12. However, Mr McGee's attack is upon the failure of the judge to suspend the sentence. It is true that the appellant is a young man and it is true that he does not have a serious record. Nevertheless, the circumstances of this crime were serious. No doubt because of the lack of a serious record, it would have been open to the judge to have suspended the sentence if he had thought proper to do so. But, the considerations against suspension were substantial arising out of the seriousness of the assault and the callousness of the surrounding circumstances to which I have referred. It was a matter for the discretion of the sentencing judge. He decided that in the circumstances the sentence should not be suspended - and I do not think that this court can say that that decision went beyond the scope of his sentencing discretion.

13. As to the second point argued by Mr McGee, namely, that the non-parole period was excessive, it seems to me that a non-parole period of ten months, having regard to the gravity of the offence and the circumstances which I will mention, was reasonable and that there would be no grounds upon which this court would interfere with that aspect of the sentence.

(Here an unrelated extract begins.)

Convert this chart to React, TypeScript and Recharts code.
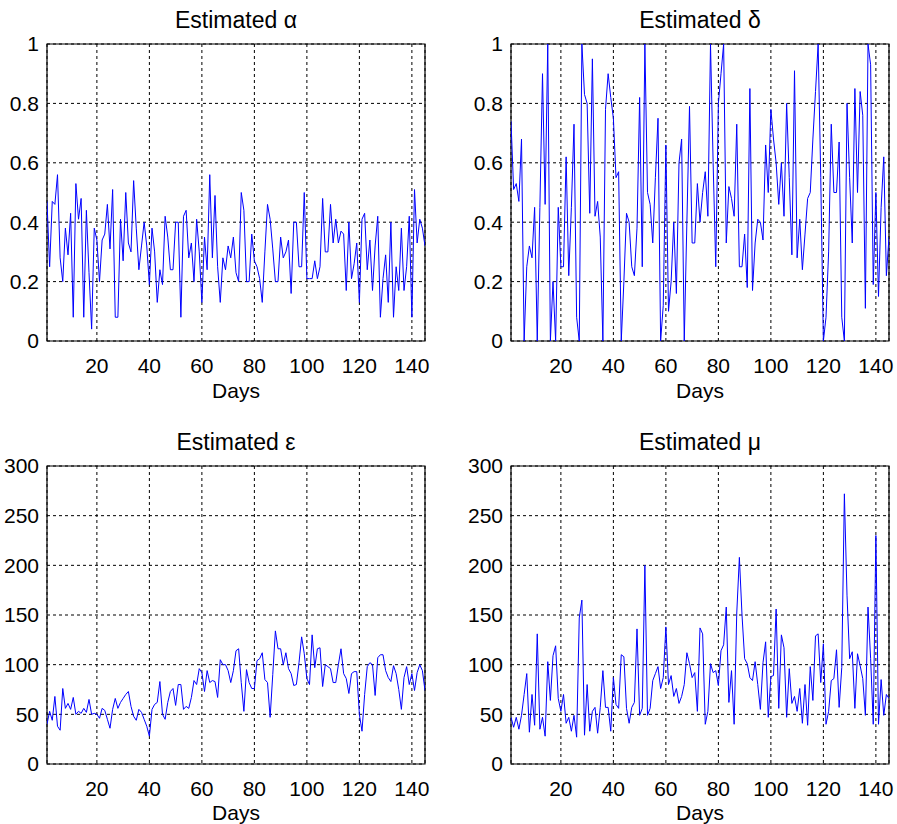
import React from 'react';
import { LineChart, Line, XAxis, YAxis, CartesianGrid, ReferenceArea } from 'recharts';

// daily estimates, day 1..145
const alpha = [
  0.47, 0.25, 0.47, 0.46, 0.56, 0.28, 0.2, 0.38, 0.29, 0.43,
  0.08, 0.53, 0.41, 0.48, 0.08, 0.44, 0.23, 0.04, 0.38, 0.34,
  0.2, 0.34, 0.36, 0.46, 0.31, 0.51, 0.08, 0.08, 0.41, 0.27,
  0.5, 0.33, 0.3, 0.54, 0.38, 0.24, 0.32, 0.4, 0.32, 0.19,
  0.38, 0.3, 0.13, 0.24, 0.19, 0.42, 0.35, 0.24, 0.24, 0.4,
  0.4, 0.08, 0.42, 0.44, 0.28, 0.33, 0.2, 0.41, 0.3, 0.13,
  0.35, 0.24, 0.56, 0.28, 0.49, 0.25, 0.13, 0.28, 0.24, 0.32,
  0.28, 0.35, 0.23, 0.2, 0.5, 0.44, 0.2, 0.2, 0.36, 0.27,
  0.25, 0.21, 0.13, 0.3, 0.46, 0.41, 0.31, 0.2, 0.2, 0.35,
  0.28, 0.3, 0.34, 0.16, 0.4, 0.4, 0.25, 0.25, 0.5, 0.21,
  0.21, 0.21, 0.27, 0.21, 0.25, 0.48, 0.3, 0.3, 0.46, 0.33,
  0.41, 0.33, 0.37, 0.36, 0.17, 0.4, 0.21, 0.26, 0.33, 0.13,
  0.41, 0.43, 0.24, 0.34, 0.17, 0.32, 0.42, 0.08, 0.21, 0.29,
  0.13, 0.4, 0.08, 0.25, 0.17, 0.38, 0.17, 0.25, 0.42, 0.08,
  0.51, 0.33, 0.41, 0.38, 0.32,
];

const delta = [
  0.74, 0.51, 0.53, 0.47, 0.68, 0.0, 0.25, 0.32, 0.28, 0.45,
  0.0, 0.45, 0.9, 0.46, 1.0, 0.0, 0.2, 0.0, 0.45, 0.25,
  0.25, 0.62, 0.22, 0.45, 0.73, 0.08, 0.0, 1.0, 0.83, 0.8,
  0.43, 0.95, 0.42, 0.47, 0.35, 0.0, 0.78, 0.9, 0.82, 0.75,
  0.55, 0.57, 0.0, 0.2, 0.43, 0.4, 0.25, 0.22, 0.38, 0.82,
  0.25, 1.0, 0.5, 0.46, 0.33, 0.55, 0.75, 0.0, 0.12, 0.66,
  0.1, 0.2, 0.4, 0.16, 0.6, 0.68, 0.0, 0.4, 0.79, 0.33,
  0.33, 0.53, 0.4, 0.5, 0.57, 0.42, 1.0, 0.6, 0.25, 0.8,
  0.9, 1.0, 0.33, 0.52, 0.48, 0.42, 0.73, 0.25, 0.25, 0.36,
  0.18, 0.85, 0.17, 0.33, 0.41, 0.4, 0.34, 0.66, 0.5, 0.78,
  0.68, 0.6, 0.46, 0.6, 0.42, 0.8, 0.55, 0.29, 0.91, 0.28,
  0.41, 0.24, 0.36, 0.48, 0.5, 0.68, 0.84, 1.0, 0.55, 0.0,
  0.08, 0.3, 0.73, 0.5, 0.5, 0.67, 0.08, 0.0, 0.8, 0.55,
  0.33, 0.85, 0.5, 0.84, 0.76, 0.11, 1.0, 0.93, 0.19, 0.5,
  0.15, 0.45, 0.62, 0.22, 0.35,
];

const epsilon = [
  40, 53, 44, 68, 38, 34, 76, 56, 61, 55,
  67, 50, 53, 51, 56, 52, 65, 50, 51, 50,
  46, 56, 54, 45, 36, 55, 66, 56, 62, 66,
  70, 73, 58, 48, 44, 55, 52, 45, 38, 28,
  55, 60, 62, 83, 50, 45, 62, 73, 76, 59,
  80, 80, 55, 58, 56, 67, 84, 80, 96, 92,
  73, 94, 82, 84, 83, 67, 105, 100, 100, 94,
  82, 94, 114, 116, 82, 53, 95, 82, 76, 76,
  104, 106, 112, 85, 82, 47, 90, 134, 116, 116,
  100, 112, 96, 91, 79, 80, 102, 128, 111, 86,
  80, 130, 97, 116, 117, 78, 100, 98, 96, 82,
  82, 100, 116, 91, 86, 71, 91, 93, 93, 50,
  33, 70, 98, 102, 100, 69, 107, 110, 110, 94,
  87, 83, 99, 91, 75, 55, 87, 98, 80, 91,
  74, 92, 100, 94, 74,
];

const mu = [
  47, 37, 47, 35, 49, 70, 91, 32, 70, 39,
  131, 35, 47, 28, 103, 64, 109, 119, 66, 53,
  70, 41, 47, 33, 49, 27, 147, 165, 29, 80,
  33, 53, 57, 31, 57, 94, 57, 57, 33, 87,
  60, 56, 110, 108, 56, 41, 57, 62, 136, 49,
  56, 200, 49, 56, 84, 91, 98, 76, 87, 138,
  80, 89, 68, 76, 61, 68, 80, 112, 101, 87,
  92, 53, 137, 131, 40, 53, 101, 92, 94, 79,
  114, 120, 158, 62, 94, 40, 152, 208, 150, 106,
  101, 87, 84, 103, 80, 55, 102, 123, 47, 88,
  89, 156, 56, 130, 117, 47, 96, 61, 68, 53,
  76, 41, 80, 39, 98, 64, 129, 131, 82, 121,
  40, 53, 84, 86, 115, 57, 97, 272, 170, 106,
  113, 56, 111, 99, 86, 49, 158, 106, 40, 230,
  40, 85, 49, 70, 66,
];

const dayTicks = [20, 40, 60, 80, 100, 120, 140];
const unitTicks = [0, 0.2, 0.4, 0.6, 0.8, 1];
const countTicks = [0, 50, 100, 150, 200, 250, 300];

const FONT = '"Liberation Sans", Arial, Helvetica, sans-serif';
const W = 448;
const H = 420;

interface PanelProps {
  title: string;
  values: number[];
  yTicks: number[];
  left: number;
  top: number;
  plotH: number;
}

function Panel({ title, values, yTicks, left, top, plotH }: PanelProps) {
  const data = values.map((v, i) => ({ day: i + 1, v }));
  const yMax = yTicks[yTicks.length - 1];
  const tickStyle = { fill: '#000', fontSize: 21, fontFamily: FONT };
  return (
    <div style={{ position: 'absolute', left, top, width: W, height: H }}>
      <div
        style={{
          position: 'absolute', left: 47, width: 378, top: 6, lineHeight: '28px',
          textAlign: 'center', fontSize: 23, fontFamily: FONT, color: '#000',
        }}
      >
        {title}
      </div>
      <LineChart width={W} height={H} data={data} margin={{ top: 44, right: 23, bottom: 0, left: 0 }}>
        <CartesianGrid stroke="#000" strokeDasharray="3 3" />
        <XAxis
          dataKey="day"
          type="number"
          domain={[1, 145]}
          ticks={dayTicks}
          allowDataOverflow
          height={H - 44 - plotH}
          axisLine={false}
          tickLine={false}
          tickSize={6}
          tickMargin={11}
          tick={tickStyle}
        />
        <YAxis
          type="number"
          domain={[0, yMax]}
          ticks={yTicks}
          allowDataOverflow
          width={47}
          axisLine={false}
          tickLine={false}
          tick={tickStyle}
        />
        <ReferenceArea x1={1} x2={145} y1={0} y2={yMax} fill="none" stroke="#000" strokeWidth={1.2} />
        <Line
          type="linear"
          dataKey="v"
          stroke="#0000ff"
          strokeWidth={1}
          dot={false}
          isAnimationActive={false}
        />
      </LineChart>
      <div
        style={{
          position: 'absolute', left: 47, width: 378, top: 378, lineHeight: '26px',
          textAlign: 'center', fontSize: 21, fontFamily: FONT, color: '#000',
        }}
      >
        Days
      </div>
    </div>
  );
}

export default function App() {
  return (
    <div style={{ position: 'absolute', left: 0, top: 0, width: 897, height: 824, background: '#fff' }}>
      <Panel title="Estimated α" values={alpha} yTicks={unitTicks} left={0} top={0} plotH={297} />
      <Panel title="Estimated δ" values={delta} yTicks={unitTicks} left={464} top={0} plotH={297} />
      <Panel title="Estimated ε" values={epsilon} yTicks={countTicks} left={0} top={422} plotH={298} />
      <Panel title="Estimated μ" values={mu} yTicks={countTicks} left={464} top={422} plotH={298} />
    </div>
  );
}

14. I mention that the sentence and the non-parole period were punishment not only for the crime of assault occasioning actual bodily harm, but also for the not insignificant damage to property which was caused subsequently. The material before the judge indicated that the damage was that all the windows in the victim's home were broken together with certain items of furniture and that the total damage to the house was $450. In my opinion, therefore, the appeal should be dismissed.

15. The order of the court is, appeal dismissed.

JUDGE2 MATHESON J I agree.

JUDGE3 MILLHOUSE J I agree. The learned sentencing judge had a discretion. He exercised it and nothing which Mr McGee has advanced makes me think that he did otherwise than exercise his discretion within proper limits. There is no reason for us to interfere.